Multimodal LLMs pursuing AGI now
Multimodal large language models have made substantial advances over the past year, and the practical application of such models is heading in the direction of pursuing artificial general intelligence, with diverse vertical industrial large models and AI agents emerging, said experts at the 2024 World Artificial Intelligence Conference, which wrapped up on July 6 in Shanghai.
Multimodal LLMs integrate and process diverse types of data — such as text, images, audio and video — to enhance understanding and generate comprehensive responses.
In May, the launch of GPT-4o, the latest LLM developed by OpenAI, caused a global sensation. The new flagship generative AI model features capabilities across text, voice and visuals, making interaction between humans and machines much more natural and seamless, the company said.
Triggered by GPT-4o, Chinese AI companies also showcased their LLM updates during the conference, including Baidu, Alibaba, Tencent, Huawei, SenseTime and Ant Group, as well as emerging companies such as Minimax, Baichuan Intelligence and Zhipu AI.
Chinese AI pioneer SenseTime launched its latest multimodal LLM on July 5. The new model features integration of diverse types of data and real-time streaming multimodal interaction with users, closely competing with GPT-4o in interaction effects and multiple core metrics, the company said.
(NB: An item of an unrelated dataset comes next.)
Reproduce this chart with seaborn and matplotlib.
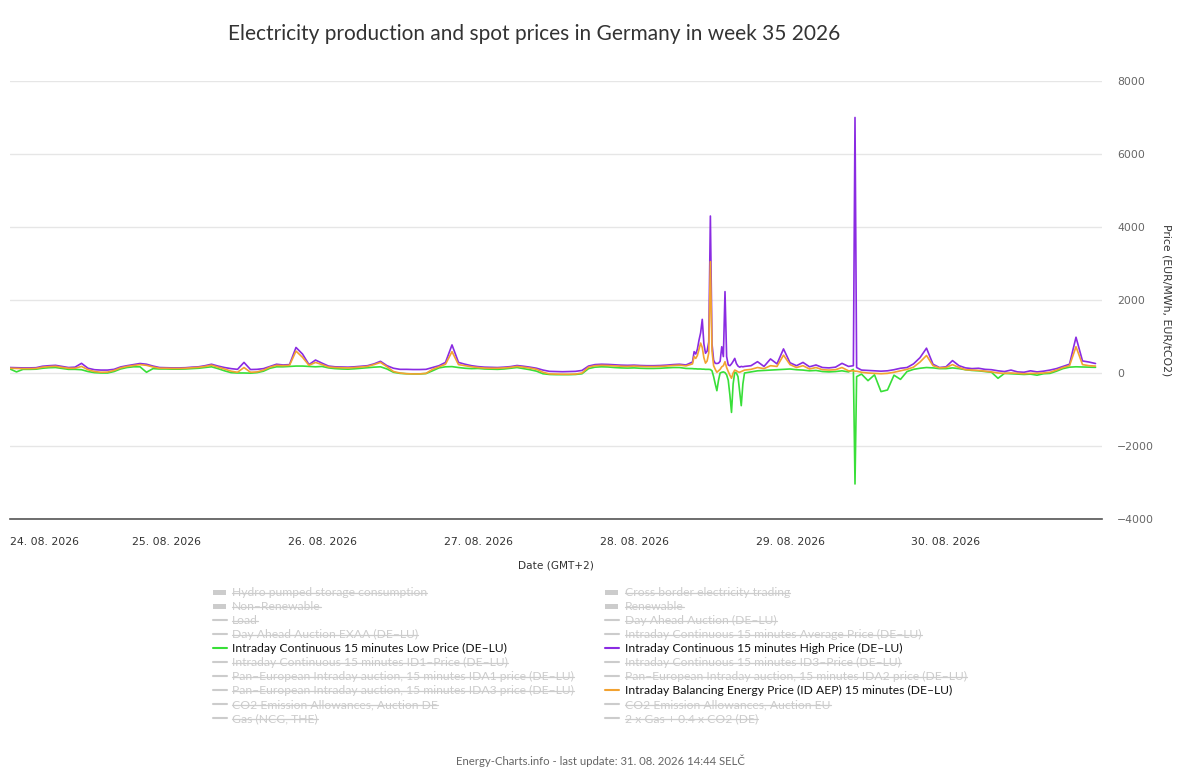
import numpy as np
import pandas as pd
import matplotlib
matplotlib.use("Agg")
import matplotlib.pyplot as plt
import matplotlib.transforms as mtransforms
from matplotlib.lines import Line2D
from matplotlib.patches import Rectangle
import seaborn as sns

# ---------------- data ----------------
day_ticks = [0, 24, 48, 72, 96, 120, 144]
day_labels = ["24. 08. 2026", "25. 08. 2026", "26. 08. 2026", "27. 08. 2026",
              "28. 08. 2026", "29. 08. 2026", "30. 08. 2026"]

series_names = ["Intraday Continuous 15 minutes Low Price (DE–LU)",
                "Intraday Continuous 15 minutes High Price (DE–LU)",
                "Intraday Balancing Energy Price (ID AEP) 15 minutes (DE–LU)"]
series_colors = ["#38df38", "#8a2be2", "#f2a230"]

# hourly values, hours since 24.08.2026 00:00 (GMT+2)
hours = list(range(168))

high_d1 = [150,145,140,140,145,185,200,210,180,150,160,265,130,90,80,80,100,165,200,230,260,240,190,150]
high_d2 = [145,140,140,145,160,170,200,240,190,150,120,100,290,95,100,120,180,240,220,230,700,520,230,355]
high_d3 = [270,190,170,165,160,170,185,200,250,320,200,130,100,100,95,95,100,150,200,290,770,290,240,200]
high_d4 = [175,160,155,150,160,175,205,185,160,130,80,45,40,35,40,45,70,190,230,240,235,225,215,210]
high_d5 = [215,205,200,200,205,215,230,240,220,300,900,540,800,270,2230,250,190,180,200,310,180,385,250,660]
high_d6 = [280,200,290,170,220,150,140,160,265,180,7000,80,70,60,50,60,90,130,150,250,420,680,240,150]
high_d7 = [170,340,200,140,120,130,100,90,60,40,80,30,20,60,30,50,80,120,180,240,980,330,300,260]

bal_d1 = [130,125,120,120,125,160,175,185,155,130,130,180,90,40,20,25,70,140,180,205,230,210,165,130]
bal_d2 = [130,125,125,130,145,155,180,215,160,110,50,20,150,20,30,80,160,210,200,210,600,430,210,290]
bal_d3 = [230,165,150,145,140,150,165,180,230,290,170,40,0,-20,-25,-25,-10,100,170,240,585,230,200,170]
bal_d4 = [150,135,130,130,140,155,180,160,135,100,20,-25,-30,-35,-35,-30,0,160,200,210,205,195,185,180]
bal_d5 = [190,180,175,175,180,190,205,215,195,250,650,270,600,60,310,-145,30,80,100,150,120,200,180,490]
bal_d6 = [230,150,200,110,150,90,80,90,150,60,50,20,0,-10,-20,-10,20,60,100,160,300,480,200,140]
bal_d7 = [150,230,150,90,80,70,50,30,0,-10,0,-10,-20,-10,-10,0,20,80,150,200,720,230,200,190]

low_d1 = [110,30,100,100,105,130,145,150,125,100,100,90,40,10,0,0,40,110,150,170,170,20,120,110]
low_d2 = [110,105,105,110,120,130,150,170,120,60,10,0,0,-5,10,50,130,170,170,180,190,190,180,170]
low_d3 = [180,140,120,110,105,115,130,145,160,170,110,20,-10,-20,-25,-25,-15,60,140,170,175,150,130,120]
low_d4 = [125,110,105,100,110,130,150,120,90,50,-20,-40,-45,-45,-45,-40,-20,120,160,170,165,150,140,135]
low_d5 = [140,130,125,125,130,140,150,150,125,120,110,100,60,-200,10,-1080,-100,0,30,60,70,80,90,100]
low_d6 = [110,90,80,60,70,40,30,40,60,30,-3040,-30,-210,-50,-510,-465,-60,-175,40,100,130,150,140,120]
low_d7 = [120,140,120,90,70,60,40,20,-145,-10,-20,-30,-40,-30,-60,-20,-10,50,120,160,170,165,160,155]

# extra quarter-hour values around the price spikes
fine_hours = [105.25,105.5,105.75,106.25,106.5,106.75,107.25,107.5,107.75,
              108.25,108.5,108.75,109.25,109.5,109.75,110.25,110.5,110.75,
              111.25,111.5,111.75,112.25,112.5,112.75,129.75,130.25]
high_fine = [585,520,650,1100,1470,800,600,850,4300,350,265,260,320,720,450,
             450,220,200,320,400,260,160,180,170,200,150]
bal_fine = [450,400,480,820,700,420,330,550,3050,200,100,20,100,170,200,
            150,40,-60,0,80,60,20,40,60,60,50]
low_fine = [115,115,110,110,105,105,100,100,95,-100,-300,-485,0,20,30,
            -50,-200,-600,-300,20,0,-500,-895,-300,100,-100]

low_hourly = low_d1 + low_d2 + low_d3 + low_d4 + low_d5 + low_d6 + low_d7
high_hourly = high_d1 + high_d2 + high_d3 + high_d4 + high_d5 + high_d6 + high_d7
bal_hourly = bal_d1 + bal_d2 + bal_d3 + bal_d4 + bal_d5 + bal_d6 + bal_d7

y_ticks = [-4000, -2000, 0, 2000, 4000, 6000, 8000]

legend_left = [
    ("Hydro pumped storage consumption", "area", None),
    ("Non–Renewable", "area", None),
    ("Load", "line", None),
    ("Day Ahead Auction EXAA (DE–LU)", "line", None),
    ("Intraday Continuous 15 minutes Low Price (DE–LU)", "line", series_colors[0]),
    ("Intraday Continuous 15 minutes ID1–Price (DE–LU)", "line", None),
    ("Pan–European Intraday auction, 15 minutes IDA1 price (DE–LU)", "line", None),
    ("Pan–European Intraday auction, 15 minutes IDA3 price (DE–LU)", "line", None),
    ("CO2 Emission Allowances, Auction DE", "line", None),
    ("Gas (NCG, THE)", "line", None),
]
legend_right = [
    ("Cross border electricity trading", "area", None),
    ("Renewable", "area", None),
    ("Day Ahead Auction (DE–LU)", "line", None),
    ("Intraday Continuous 15 minutes Average Price (DE–LU)", "line", None),
    ("Intraday Continuous 15 minutes High Price (DE–LU)", "line", series_colors[1]),
    ("Intraday Continuous 15 minutes ID3–Price (DE–LU)", "line", None),
    ("Pan–European Intraday auction, 15 minutes IDA2 price (DE–LU)", "line", None),
    ("Intraday Balancing Energy Price (ID AEP) 15 minutes (DE–LU)", "line", series_colors[2]),
    ("CO2 Emission Allowances, Auction EU", "line", None),
    ("2 x Gas + 0.4 x CO2 (DE)", "line", None),
]

# ---------------- frame ----------------
parts = []
for name, hv, fv in zip(series_names, [low_hourly, high_hourly, bal_hourly],
                        [low_fine, high_fine, bal_fine]):
    parts.append(pd.DataFrame({"hour": hours + fine_hours, "price": hv + fv, "series": name}))
df = pd.concat(parts, ignore_index=True).sort_values(["series", "hour"])

sns.set_style("white")
plt.rcParams["font.family"] = ["Lato", "DejaVu Sans"]

W, H = 1200, 778
fig = plt.figure(figsize=(W / 100, H / 100), dpi=100)
fig.patch.set_facecolor("white")

def fx(px):
    return px / W

def fy(py):
    return 1 - py / H

ax_l, ax_r, ax_t, ax_b = 10, 1102, 81, 519
ax = fig.add_axes([fx(ax_l), fy(ax_b), (ax_r - ax_l) / W, (ax_b - ax_t) / H])

sns.lineplot(data=df, x="hour", y="price", hue="series", hue_order=series_names,
             palette=dict(zip(series_names, series_colors)), estimator=None,
             sort=True, legend=False, linewidth=1.2, ax=ax)

ax.set_xlim(0, 168)
ax.set_ylim(-4000, 8000)
ax.set_xlabel("")
ax.set_ylabel("")
ax.yaxis.tick_right()
ax.set_yticks(y_ticks)
ax.set_yticklabels([str(v).replace("-", "−") for v in y_ticks])
ax.grid(axis="y", color="#e6e6e6", linewidth=1)
ax.grid(axis="x", visible=False)
for s in ["top", "left", "right"]:
    ax.spines[s].set_visible(False)
ax.spines["bottom"].set_color("#555555")
ax.spines["bottom"].set_linewidth(1.2)
ax.tick_params(axis="y", length=0, pad=11, labelsize=7.8, labelcolor="#666666")
for lab in ax.get_yticklabels():
    lab.set_fontfamily("DejaVu Sans")
ax.set_xticks(day_ticks)
ax.set_xticklabels(day_labels)
ax.tick_params(axis="x", length=0, pad=13, labelsize=7.8, labelcolor="#333333")
for i, lab in enumerate(ax.get_xticklabels()):
    lab.set_fontfamily("DejaVu Sans")
    if i == 0:
        lab.set_ha("left")

fig.text(fx(1167), fy(300), "Price (EUR/MWh, EUR/tCO2)", rotation=270,
         ha="center", va="center", fontsize=7.8, color="#333333", family="DejaVu Sans")
fig.text(fx(556), fy(565), "Date (GMT+2)", ha="center", va="center",
         fontsize=7.6, color="#333333", family="DejaVu Sans")

fig.text(fx(534), fy(34), "Electricity production and spot prices in Germany in week 35 2026",
         ha="center", va="center", fontsize=15, color="#333333")

fig.text(fx(600), fy(761), "Energy-Charts.info - last update: 31. 08. 2026 14:44 SELČ",
         ha="center", va="center", fontsize=8.2, color="#666666")

# ---------------- legend ----------------
inactive = "#cccccc"
row0, row_step = 592, 14
leg_fs = 8.7
strike_texts = []
for col_items, sx, tx in [(legend_left, 213, 232), (legend_right, 605, 625)]:
    for i, (label, kind, color) in enumerate(col_items):
        yc = row0 + i * row_step
        c = color if color else inactive
        if kind == "area":
            fig.add_artist(Rectangle((fx(sx), fy(yc + 2.5)), 13 / W, 5 / H,
                                     transform=fig.transFigure, facecolor=c, edgecolor="none"))
        else:
            fig.add_artist(Line2D([fx(sx), fx(sx + 14)], [fy(yc), fy(yc)],
                                  transform=fig.transFigure, color=c, linewidth=1.5))
        t = fig.text(fx(tx), fy(yc + 4), label, ha="left", va="baseline",
                     fontsize=leg_fs, color="#111111" if color else inactive)
        if color is None:
            strike_texts.append((t, yc))

fig.canvas.draw()
renderer = fig.canvas.get_renderer()
for t, yc in strike_texts:
    bb = t.get_window_extent(renderer)
    ys = H - (yc + 0.5)
    fig.add_artist(Line2D([bb.x0, bb.x1], [ys, ys], transform=mtransforms.IdentityTransform(),
                          color=inactive, linewidth=0.9))

fig.savefig("out.png", dpi=100, facecolor="white")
Chinese financial tech firm Ant Group shared its latest LLM product on the same day.
"The Ant BaiLing Foundation Model has been equipped with native multimodal capabilities. It can directly understand and train various types of data including audio, video, images and text," said Xu Peng, vice-president of the group, who regards such native multimodal capabilities as the "right path to achieving artificial general intelligence" as they will enable LLMs to interact like humans.
Compared with the previous edition, this year's WAIC showcased remarkable advances in LLMs. The number of LLMs in China exceeds 330, according to official statistics.
The practical industrial application of large models, such as applying vertical large models, AI agents or MaaS (model as a service), was another hot topic at this year's WAIC.
"The creation of large models is only the starting point. Landing the LLM into industrial scenarios to generate value is the goal," said Wu Yunsheng, vice-president of Tencent Cloud and head of Tencent YouTu Lab.
Tencent Hunyuan, the company's general model, was one of the highlighted exhibits at this year's conference.
Jiang Jie, Tencent's vice-president, said: "In the future, general models will exist as infrastructure — like water, electricity and networks — for on-demand access. More models of different sizes and modalities will appear, and businesses can coordinate with large and small models to meet customized needs while improving performance."
Hu Shiwei, co-founder and president of Chinese AI company 4Paradigm, said the positioning of such large models as the new "infrastructure" in the future is a certainty.
"Our industrial large models have seen remarkable results in application. For example, in the financial services sector, AI has improved the accuracy of identifying fraudulent transactions. In the retail sector, personalized services have led to a significant increase in sales," Hu said.
In addition to developing vertical large models, many companies and developers are also using MaaS — a type of cloud-based service that offers users access to machine-learning models to develop AI applications.
Zhipu AI, a Beijing-based startup dubbed one of the four new "AI tigers" of China, has accumulated over 400,000 corporate users.